THE DUTCH GOVERNMENT has imposed a housing order from 23 October on all free-range poultry after highly pathogenic avian influenza was discovered in wild birds in the country.
Six mute swans were found dead close to Utrecht with two testing positive for highly pathogenic H5N8 avian influenza.
A dead wigeon from the same area is now also being tested for bird flu.
The Dutch ministry has said that the source of the virus was most likely migratory birds returning to Europe from regions of Russia that have experienced AI in recent weeks.
It has raised the risk level of incursion onto a poultry farm to high and therefore introduced a housing order.
Duck farms will also have to store used litter in a way which makes it inaccessible to wild birds.
Produce from housed free-range poultry can be sold as free-range for the first 16-weeks, under EU legislation, after which they must be marketed as barn.
In the UK, Defra has raised the risk of AI incursion into wild birds to medium, though the risk of it entering a poultry farm is still considered low if biosecurity is in place.
But an assessment by the APHA has warned that immunity of wild birds to AI may be low at the moment.
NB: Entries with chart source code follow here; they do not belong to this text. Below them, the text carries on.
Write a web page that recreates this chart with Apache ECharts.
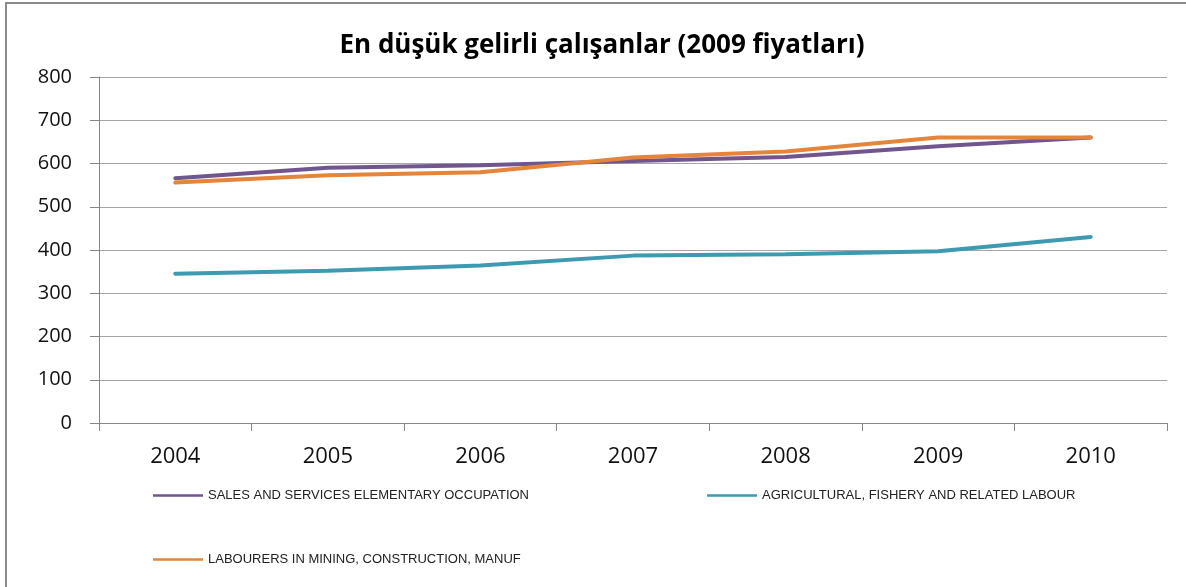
<!DOCTYPE html>
<html>
<head>
<meta charset="utf-8">
<script src="https://cdn.jsdelivr.net/npm/echarts@6/dist/echarts.min.js"></script>
<style>
  html, body { margin: 0; padding: 0; background: #fff; }
  #chart { width: 1186px; height: 587px; }
</style>
</head>
<body>
<div id="chart"></div>
<script>
// yillar ve seriler
var years = ['2004', '2005', '2006', '2007', '2008', '2009', '2010'];
var salesServices = [566, 590, 596, 606, 615, 640, 660];
var agricultural = [345, 352, 364, 387, 390, 397, 430];
var labourers = [556, 573, 580, 614, 628, 660, 660];

var seriesNames = [
    'SALES AND SERVICES ELEMENTARY OCCUPATION',
    'AGRICULTURAL, FISHERY AND RELATED LABOUR',
    'LABOURERS IN MINING, CONSTRUCTION, MANUF'
];
var colors = ['#71558f', '#3e9ab0', '#e5843b'];

var myChart = echarts.init(document.getElementById('chart'));

// her legend ayri konumlanir
function legendAt(name, left, top) {
    return {
        data: [name],
        left: left,
        top: top,
        padding: 0,
        itemWidth: 50,
        itemHeight: 14,
        icon: 'path://M0,6 L50,6 L50,8.5 L0,8.5 Z',
        selectedMode: false,
        textStyle: {
            fontFamily: 'Liberation Sans, Arial, sans-serif',
            fontSize: 13,
            color: '#222'
        }
    };
}

myChart.setOption({
    animation: false,
    color: colors,
    title: {
        text: 'En düşük gelirli çalışanlar (2009 fiyatları)',
        left: 597,
        textAlign: 'center',
        top: 28,
        textStyle: {
            fontFamily: 'Open Sans, sans-serif',
            fontWeight: 'bold',
            fontSize: 26,
            color: '#000'
        }
    },
    graphic: [{
        type: 'rect',
        shape: { x: 6, y: 3, width: 1300, height: 700 },
        style: { fill: null, stroke: '#8a8a8a', lineWidth: 2 },
        silent: true
    }],
    legend: [
        legendAt(seriesNames[0], 153, 489),
        legendAt(seriesNames[1], 707, 489),
        legendAt(seriesNames[2], 153, 553)
    ],
    grid: {
        left: 99,
        right: 19,
        top: 77,
        bottom: 164
    },
    xAxis: {
        type: 'category',
        data: years,
        boundaryGap: true,
        axisLine: { lineStyle: { color: '#868686', width: 1 } },
        axisTick: { show: true, length: 8, lineStyle: { color: '#868686' } },
        axisLabel: {
            margin: 23,
            fontFamily: 'Open Sans, sans-serif',
            fontSize: 22,
            color: '#111'
        }
    },
    yAxis: {
        type: 'value',
        min: 0,
        max: 800,
        interval: 100,
        axisLine: { show: true, lineStyle: { color: '#868686', width: 1 } },
        axisTick: { show: true, length: 9, lineStyle: { color: '#868686' } },
        splitLine: { lineStyle: { color: '#a6a6a6', width: 1 } },
        axisLabel: {
            margin: 27,
            fontFamily: 'Open Sans, sans-serif',
            fontSize: 20,
            color: '#111'
        }
    },
    series: [
        {
            name: seriesNames[0],
            type: 'line',
            data: salesServices,
            showSymbol: false,
            lineStyle: { width: 4, cap: 'round', color: colors[0] }
        },
        {
            name: seriesNames[1],
            type: 'line',
            data: agricultural,
            showSymbol: false,
            lineStyle: { width: 4, cap: 'round', color: colors[1] }
        },
        {
            name: seriesNames[2],
            type: 'line',
            data: labourers,
            showSymbol: false,
            lineStyle: { width: 4, cap: 'round', color: colors[2] }
        }
    ]
});
</script>
</body>
</html>
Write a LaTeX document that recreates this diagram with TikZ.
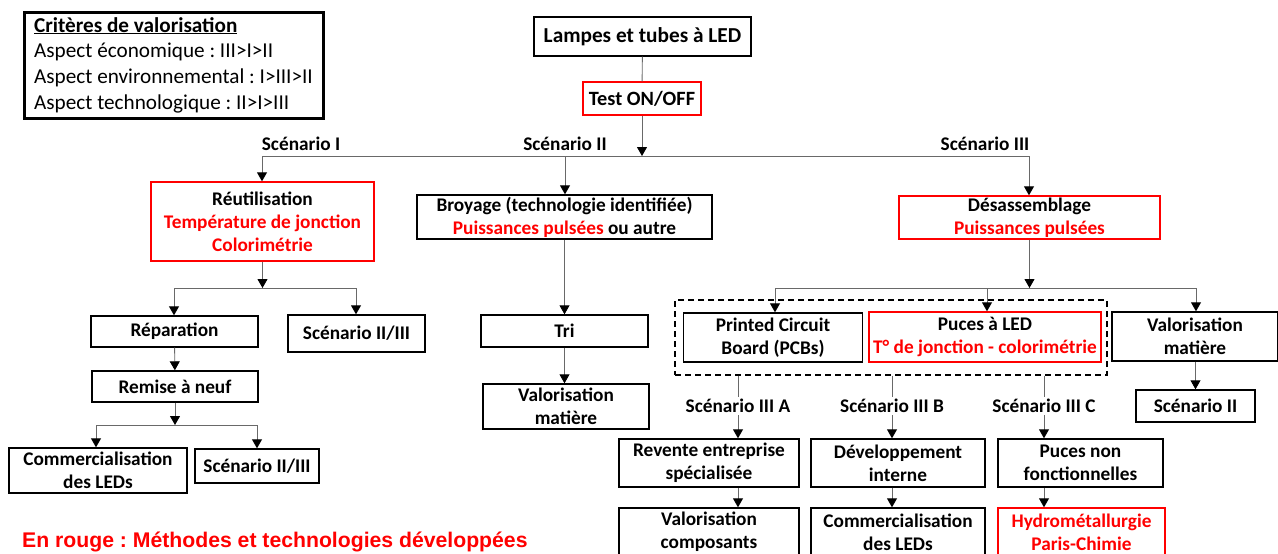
\documentclass[tikz,border=0pt]{standalone}
\usepackage{fontspec}
\setmainfont{Carlito}
\newfontfamily\arialfont{Liberation Sans}
\usetikzlibrary{arrows.meta}
\definecolor{rouge}{RGB}{255,0,0}
\definecolor{trait}{RGB}{105,105,105}
\frenchspacing

\begin{document}
\begin{tikzpicture}[x=1pt,y=-1pt,
    box/.style={draw, line width=1.4pt, inner sep=0pt, align=center, font=\bfseries\fontsize{19.3}{23}\selectfont},
    redbox/.style={box, draw=rouge},
    lbl/.style={inner sep=2pt, font=\bfseries\fontsize{19.3}{23}\selectfont},
    conn/.style={draw=trait, line width=0.9pt},
    arr/.style={conn, -{Triangle[color=black, fill=black, length=9pt, width=10pt]}}]
    \useasboundingbox (0,0) rectangle (1278,554);
    \node[box, line width=3pt, minimum width=299, minimum height=106, align=left, font=\fontsize{21.2}{25.7}\selectfont] (crit) at (173.5,65) {\underline{\textbf{Critères de valorisation}}\\Aspect économique : III>I>II\\Aspect environnemental : I>III>II\\Aspect technologique : II>I>III};
    \node[box, minimum width=217, minimum height=39, font=\bfseries\fontsize{21.3}{24}\selectfont] (lamp) at (642.5,36.5) {Lampes et tubes à LED};
    \node[redbox, minimum width=118, minimum height=33, font=\bfseries\fontsize{20.3}{23}\selectfont] (test) at (642,98.5) {Test ON/OFF};
    \coordinate (s1) at (262,156);
    \coordinate (s2) at (565,156);
    \coordinate (s3) at (1029,156);
    \node[lbl] (lsc1) at (301,144) {Scénario I};
    \node[lbl] (lsc2) at (565,144) {Scénario II};
    \node[lbl] (lsc3) at (985,144) {Scénario III};
    % scenario I
    \node[redbox, minimum width=223, minimum height=79] (reut) at (262.5,221.5) {Réutilisation\\\textcolor{rouge}{Température de jonction}\\\textcolor{rouge}{Colorimétrie}};
    \coordinate (b2l) at (174,288);
    \coordinate (b2r) at (356,288);
    \node[box, minimum width=167, minimum height=31] (repa) at (174.5,331.5) {Réparation};
    \node[box, minimum width=137, minimum height=37] (sc23a) at (356.5,333.5) {Scénario II/III};
    \node[box, minimum width=166, minimum height=31] (remi) at (175,386.5) {Remise à neuf};
    \coordinate (b3l) at (96,425);
    \coordinate (b3r) at (257,425);
    \node[box, minimum width=178, minimum height=45] (comm1) at (98,470.5) {Commercialisation\\des LEDs};
    \node[box, minimum width=124, minimum height=34] (sc23b) at (257,466) {Scénario II/III};
    % scenario II
    \node[box, minimum width=295, minimum height=44] (broy) at (564.5,217) {Broyage (technologie identifiée)\\\textcolor{rouge}{Puissances pulsées} ou autre};
    \node[box, minimum width=167, minimum height=32] (tri) at (564.5,331) {Tri};
    \node[box, minimum width=166, minimum height=45] (valm1) at (566,406.5) {Valorisation\\matière};
    % scenario III
    \node[redbox, minimum width=261, minimum height=43] (desa) at (1029.5,217.5) {Désassemblage\\\textcolor{rouge}{Puissances pulsées}};
    \coordinate (b4l) at (775,288);
    \coordinate (b4m) at (987,288);
    \coordinate (b4r) at (1196,288);
    \node[draw, dash pattern=on 6pt off 4pt, line width=1.2pt, minimum width=432, minimum height=75] (grp) at (891,337.5) {};
    \node[box, minimum width=179, minimum height=49] (pcb) at (773,337.5) {Printed Circuit\\Board (PCBs)};
    \node[redbox, minimum width=232, minimum height=50] (puce) at (985,337) {Puces à LED\\\textcolor{rouge}{T° de jonction - colorimétrie}};
    \node[box, minimum width=166, minimum height=49] (valm2) at (1195,336.5) {Valorisation\\matière};
    \node[box, minimum width=119, minimum height=32] (sc2) at (1195.5,406) {Scénario II};
    \node[lbl] (la) at (738,406) {Scénario III A};
    \node[lbl] (lb) at (892,406) {Scénario III B};
    \node[lbl] (lc) at (1044,406) {Scénario III C};
    \node[box, minimum width=180, minimum height=48] (rev) at (709,463) {Revente entreprise\\spécialisée};
    \node[box, minimum width=180, minimum height=48] (vcomp) at (709,532) {Valorisation\\composants};
    \node[box, minimum width=174, minimum height=48] (dev) at (898,463) {Développement\\interne};
    \node[box, minimum width=174, minimum height=48] (comm2) at (898,532) {Commercialisation\\des LEDs};
    \node[box, minimum width=165, minimum height=48] (pnon) at (1080.5,463) {Puces non\\fonctionnelles};
    \node[redbox, minimum width=167, minimum height=48, text=rouge] (hydro) at (1081.5,532) {Hydrométallurgie\\Paris-Chimie};
    \node[anchor=west, inner sep=0pt, text=rouge, font=\arialfont\bfseries\fontsize{21.2}{24}\selectfont] (leg) at (22,542) {En rouge : Méthodes et technologies développées};
    % connectors
    \draw[conn] (lamp) -- (test);
    \draw[arr] (test) -- (test.south |- s1);
    \draw[conn] (s1) -- (s3);
    \draw[arr] (s1) -- (s1 |- reut.north);
    \draw[arr] (s2) -- (s2 |- broy.north);
    \draw[arr] (s3) -- (s3 |- desa.north);
    \draw[arr] (reut) -- (reut.south |- b2l);
    \draw[conn] (b2l) -- (b2r);
    \draw[arr] (b2l) -- (b2l |- repa.north);
    \draw[arr] (b2r) -- (b2r |- sc23a.north);
    \draw[arr] (repa) -- (remi);
    \draw[arr] (remi) -- (remi.south |- b3l);
    \draw[conn] (b3l) -- (b3r);
    \draw[arr] (b3l) -- (b3l |- comm1.north);
    \draw[arr] (b3r) -- (b3r |- sc23b.north);
    \draw[arr] (broy) -- (tri);
    \draw[arr] (tri.south) -- (tri.south |- valm1.north);
    \draw[arr] (desa) -- (desa.south |- b4l);
    \draw[conn] (b4l) -- (b4r);
    \draw[arr] (b4l) -- (b4l |- pcb.north);
    \draw[arr] (b4m) -- (b4m |- puce.north);
    \draw[arr] (b4r) -- (b4r |- valm2.north);
    \draw[arr] (valm2.south -| sc2) -- (sc2);
    \draw[conn] (la |- grp.south) -- (la);
    \draw[arr] (la) -- (la |- rev.north);
    \draw[arr] (la |- rev.south) -- (la |- vcomp.north);
    \draw[conn] (lb |- grp.south) -- (lb);
    \draw[arr] (lb) -- (lb |- dev.north);
    \draw[arr] (lb |- dev.south) -- (lb |- comm2.north);
    \draw[conn] (lc |- grp.south) -- (lc);
    \draw[arr] (lc) -- (lc |- pnon.north);
    \draw[arr] (lc |- pnon.south) -- (lc |- hydro.north);
\end{tikzpicture}
\end{document}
A statement from the UK’s four Chief Veterinary Officers said: “Following two confirmed cases of H5N8 avian influenza in the Netherlands we have raised the risk level for incursion to the UK from migratory birds to medium ahead of the winter migration season.
“The risk of the disease being introduced to poultry farms in the UK remains low.
“We are monitoring the situation carefully, and bird keepers should remain alert for any signs of disease, report suspected disease immediately and ensure they are maintaining good biosecurity on their premises.”